Joe Biden’s Economic Policies Would Cost the Economy 4.9 Million Jobs by 2030, According to a New Study

“Nobody making under 400,000 bucks would have their taxes raised, period, bingo,” said Democratic presidential nominee Joe Biden in May. It’s a claim he has made repeatedly throughout the course of his campaign. If he takes the White House and sticks to his present platform, it appears to be true.

But that slogan leaves out the broader economic implications of some of Biden’s plans, according to a study from the Hoover Institution at Stanford University.

The core tenets of Biden’s economic agenda are to increase the corporate tax rate as well as taxes on high-income earners, to undo many of President Donald Trump’s regulatory reforms, and to implement new subsidies for renewable energy and the health care market.

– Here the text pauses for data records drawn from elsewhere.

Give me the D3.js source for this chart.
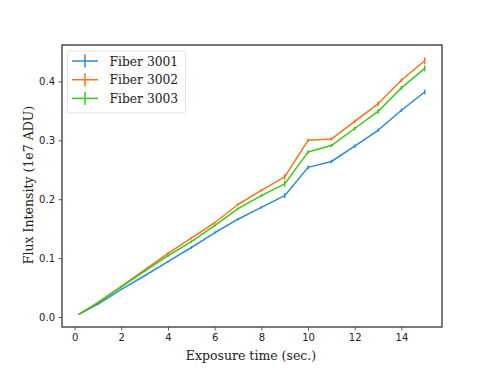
<!DOCTYPE html>
<html>
<head>
<meta charset="utf-8">
<script src="https://cdn.jsdelivr.net/npm/d3@7"></script>
<style>
  body { margin: 0; background: #fff; }
  svg { display: block; }
</style>
</head>
<body>
<svg width="491" height="368"></svg>
<script>
var width = 491,
    height = 368;

// exposure times (sec.)
var exposure = [0.2, 1, 2, 3, 4, 5, 6, 7, 8, 9, 10, 11, 12, 13, 14, 15];

// flux (1e7 ADU) per fiber
var fiber3001 = [0.005, 0.022, 0.047, 0.070, 0.094, 0.118, 0.143, 0.166, 0.186, 0.206, 0.254, 0.264, 0.290, 0.317, 0.351, 0.382];
var fiber3002 = [0.005, 0.025, 0.052, 0.080, 0.108, 0.134, 0.160, 0.191, 0.215, 0.238, 0.300, 0.302, 0.332, 0.362, 0.402, 0.435];
var fiber3003 = [0.005, 0.024, 0.051, 0.078, 0.104, 0.128, 0.155, 0.184, 0.206, 0.226, 0.280, 0.291, 0.320, 0.349, 0.389, 0.422];

// error bars
var err3001 = [0.001, 0.001, 0.001, 0.001, 0.002, 0.002, 0.002, 0.002, 0.002, 0.004, 0.003, 0.003, 0.003, 0.003, 0.003, 0.004];
var err3002 = [0.001, 0.001, 0.001, 0.001, 0.002, 0.002, 0.002, 0.002, 0.002, 0.005, 0.003, 0.003, 0.003, 0.004, 0.003, 0.006];
var err3003 = [0.001, 0.001, 0.001, 0.001, 0.002, 0.002, 0.002, 0.002, 0.002, 0.005, 0.003, 0.003, 0.003, 0.004, 0.003, 0.005];

var seriesNames = ["Fiber 3001", "Fiber 3002", "Fiber 3003"];
var seriesColors = ["#2e8ad8", "#ff7214", "#38c81c"];

var xTicks = [0, 2, 4, 6, 8, 10, 12, 14];
var yTicks = [0.0, 0.1, 0.2, 0.3, 0.4];

var series = [
    { name: seriesNames[0], color: seriesColors[0], y: fiber3001, e: err3001 },
    { name: seriesNames[1], color: seriesColors[1], y: fiber3002, e: err3002 },
    { name: seriesNames[2], color: seriesColors[2], y: fiber3003, e: err3003 }
];

var plot = { left: 62, right: 442, top: 45, bottom: 327 };

var x = d3.scaleLinear().domain([-0.54, 15.74]).range([plot.left, plot.right]);
var y = d3.scaleLinear().domain([-0.017, 0.4618]).range([plot.bottom, plot.top]);

var svg = d3.select("svg");

// axes
var xAxis = d3.axisBottom(x).tickValues(xTicks).tickSize(3.5).tickPadding(3.5)
    .tickFormat(d3.format("d"));
var yAxis = d3.axisLeft(y).tickValues(yTicks).tickSize(3.5).tickPadding(3.5)
    .tickFormat(d3.format(".1f"));

var gx = svg.append("g").attr("transform", "translate(0," + plot.bottom + ")").call(xAxis);
var gy = svg.append("g").attr("transform", "translate(" + plot.left + ",0)").call(yAxis);

[gx, gy].forEach(function (g) {
    g.select(".domain").remove();
    g.selectAll(".tick line").attr("stroke", "#333").attr("stroke-width", 0.8);
    g.selectAll(".tick text")
        .attr("fill", "#222")
        .style("font-family", "DejaVu Sans")
        .style("font-size", "10px");
});

// lines
var line = d3.line()
    .x(function (d, i) { return x(exposure[i]); })
    .y(function (d) { return y(d); });

series.forEach(function (s) {
    svg.append("path")
        .datum(s.y)
        .attr("fill", "none")
        .attr("stroke", s.color)
        .attr("stroke-width", 1.5)
        .attr("stroke-linejoin", "round")
        .attr("d", line);

    svg.append("g")
        .selectAll("line")
        .data(s.y)
        .join("line")
        .attr("x1", function (d, i) { return x(exposure[i]); })
        .attr("x2", function (d, i) { return x(exposure[i]); })
        .attr("y1", function (d, i) { return y(d - s.e[i]); })
        .attr("y2", function (d, i) { return y(d + s.e[i]); })
        .attr("stroke", s.color)
        .attr("stroke-width", 1.5);
});

// frame
svg.append("rect")
    .attr("x", plot.left)
    .attr("y", plot.top)
    .attr("width", plot.right - plot.left)
    .attr("height", plot.bottom - plot.top)
    .attr("fill", "none")
    .attr("stroke", "#444")
    .attr("stroke-width", 1.4);

// axis labels
svg.append("text")
    .attr("x", 251)
    .attr("y", 359.5)
    .attr("text-anchor", "middle")
    .style("font-family", "DejaVu Serif")
    .style("font-size", "12.5px")
    .attr("fill", "#222")
    .text("Exposure time (sec.)");

svg.append("text")
    .attr("transform", "translate(33,185) rotate(-90)")
    .attr("text-anchor", "middle")
    .style("font-family", "DejaVu Serif")
    .style("font-size", "12.5px")
    .attr("fill", "#222")
    .text("Flux Intensity (1e7 ADU)");

// legend
var legend = svg.append("g");
legend.append("rect")
    .attr("x", 67.5)
    .attr("y", 51)
    .attr("width", 118)
    .attr("height", 62)
    .attr("rx", 2.5)
    .attr("fill", "#fff")
    .attr("fill-opacity", 0.8)
    .attr("stroke", "#ddd")
    .attr("stroke-width", 0.8);

var rows = legend.selectAll("g.row")
    .data(series)
    .join("g")
    .attr("class", "row")
    .attr("transform", function (d, i) { return "translate(0," + (61 + i * 18.7) + ")"; });

rows.append("line")
    .attr("x1", 72).attr("x2", 98).attr("y1", 0).attr("y2", 0)
    .attr("stroke", function (d) { return d.color; })
    .attr("stroke-width", 1.5);
rows.append("line")
    .attr("x1", 85).attr("x2", 85).attr("y1", -6.5).attr("y2", 6.5)
    .attr("stroke", function (d) { return d.color; })
    .attr("stroke-width", 1.5);
rows.append("text")
    .attr("x", 109.5)
    .attr("y", 4.5)
    .style("font-family", "DejaVu Serif")
    .style("font-size", "12.3px")
    .attr("fill", "#222")
    .text(function (d) { return d.name; });
</script>
</body>
</html>
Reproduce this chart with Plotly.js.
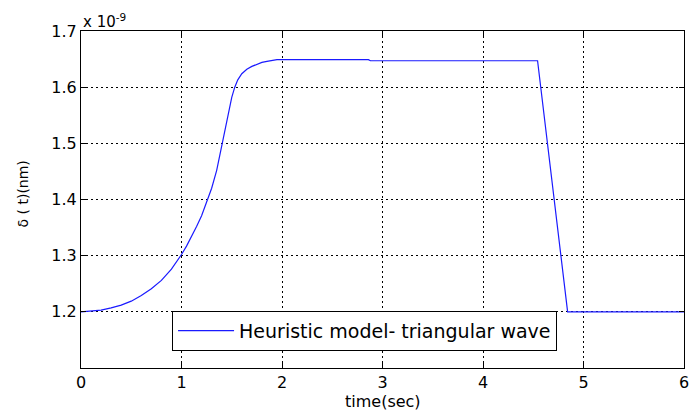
<!DOCTYPE html>
<html>
<head>
<meta charset="utf-8">
<script src="https://cdn.plot.ly/plotly-3.0.1.min.js"></script>
<style>html,body{margin:0;padding:0;background:#fff;}#chart{width:690px;height:414px;}</style>
</head>
<body>
<div id="chart"></div>
<script>
// time (sec)
const timeSec = [0, 0.1, 0.2, 0.3, 0.4, 0.5, 0.6, 0.7, 0.8, 0.9, 0.95, 1.0, 1.05, 1.1, 1.15, 1.2, 1.25, 1.3, 1.35, 1.4, 1.45, 1.5, 1.53, 1.56, 1.6, 1.65, 1.7, 1.75, 1.8, 1.85, 1.9, 1.95, 2.0, 2.86, 2.88, 4.543, 4.842, 6];
// delta(t) in units of 1e-9
const deltaVals = [1.200, 1.201, 1.203, 1.207, 1.212, 1.219, 1.229, 1.241, 1.256, 1.276, 1.288, 1.302, 1.317, 1.334, 1.352, 1.371, 1.394, 1.420, 1.452, 1.494, 1.537, 1.582, 1.600, 1.613, 1.624, 1.632, 1.637, 1.641, 1.644, 1.646, 1.648, 1.649, 1.649, 1.649, 1.647, 1.647, 1.200, 1.200];
const seriesName = 'Heuristic model- triangular wave';
const xTicks = [0, 1, 2, 3, 4, 5, 6];
const yTicks = [1.2, 1.3, 1.4, 1.5, 1.6, 1.7];

const font = 'DejaVu Sans, Verdana, sans-serif';
const trace = {
  x: timeSec, y: deltaVals, type: 'scatter', mode: 'lines', name: seriesName,
  line: {color: '#1a1aff', width: 1.2}
};
const axisCommon = {
  showline: true, linecolor: '#000', linewidth: 1, mirror: 'ticks',
  ticks: 'inside', ticklen: 5, tickcolor: '#000',
  showgrid: true, gridcolor: '#000', gridwidth: 1, griddash: '2px,3px',
  zeroline: false, tickfont: {family: font, size: 16, color: '#000'}
};
const layout = {
  width: 690, height: 414,
  margin: {l: 81, r: 6, t: 31, b: 46},
  paper_bgcolor: '#fff', plot_bgcolor: '#fff',
  showlegend: true,
  legend: {x: 0.151, y: 0.051, xanchor: 'left', yanchor: 'bottom',
    bordercolor: '#000', borderwidth: 1, bgcolor: '#fff', itemwidth: 56,
    font: {family: font, size: 19, color: '#000'}},
  xaxis: Object.assign({}, axisCommon, {range: [0, 6], tickvals: xTicks, ticktext: xTicks.map(String)}),
  yaxis: Object.assign({}, axisCommon, {range: [1.1, 1.7], tickvals: yTicks, ticktext: yTicks.map(v => v.toFixed(1))}),
  annotations: [
    {text: 'x 10<sup>-9</sup>', xref: 'paper', yref: 'paper', x: 0, y: 1, xanchor: 'left', yanchor: 'bottom', showarrow: false, font: {family: font, size: 15, color: '#000'}, yshift: -2},
    {text: 'time(sec)', xref: 'paper', yref: 'paper', x: 0.5, y: 0, xanchor: 'center', yanchor: 'top', showarrow: false, yshift: -22, font: {family: font, size: 16, color: '#000'}},
    {text: 'δ ( t)(nm)', xref: 'paper', yref: 'paper', x: 0, y: 0.5, xanchor: 'center', yanchor: 'middle', textangle: -90, showarrow: false, xshift: -59, yshift: 5, font: {family: font, size: 14, color: '#000'}}
  ]
};
Plotly.newPlot('chart', [trace], layout, {displayModeBar: false, staticPlot: true});
</script>
</body>
</html>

The researchers calculate that over the next decade, these changes would prompt the economy to shed 4.9 million jobs and the gross domestic product to drop $2.6 trillion. In the year 2030 alone, they say, U.S. consumption would be down $1.5 trillion and median-income households would make $6,500 less. 

Let’s begin with the first point, which has been at the center of Biden’s pitch to the American people. High-earning households would see an uptick in payroll taxes, something the candidate has been clear about. But he could also hike the corporate tax rate from 21 percent to 28 percent, and that’s likely to have a more significant effect on the economy.

Before the Tax Cuts and Jobs Act of 2017, America’s corporate rate was 35 percent—one of the highest in the world. Many Democrats derided the steep cut to 21 percent, but it put the U.S. in a more moderate bracket. The average statutory tax rate in Europe is 20.27 percent; Sweden, often hailed as a democratic socialist model, employs a corporate tax rate of 22 percent.

Meanwhile, Biden wants to restore a lot of regulations. The researchers hone in on Obama’s stringent health care rules, which effectively barred “low cost, high deductible, limited coverage health insurance plans,” and his telecom regulations, which were supposed to establish net neutrality. “Forcing people to buy the highest quality and most expensive product, or none at all,” they write, “lowers economic efficiency, or redistributes from consumers to the sellers of the expensive products, or both.” The former vice president would subsidize individual health insurance plans to a greater degree than the government did under President Barack Obama. (Biden has promised to implement a “public option,” a step further than Obama went.) He also wants to tackle energy and the environment with an array of subsidies and mandates; the former will impose new costs on taxpayers, the latter on employers.

The researchers conclude that their projections are “conservative.” Apparently, direct tax hikes don’t tell the entire story.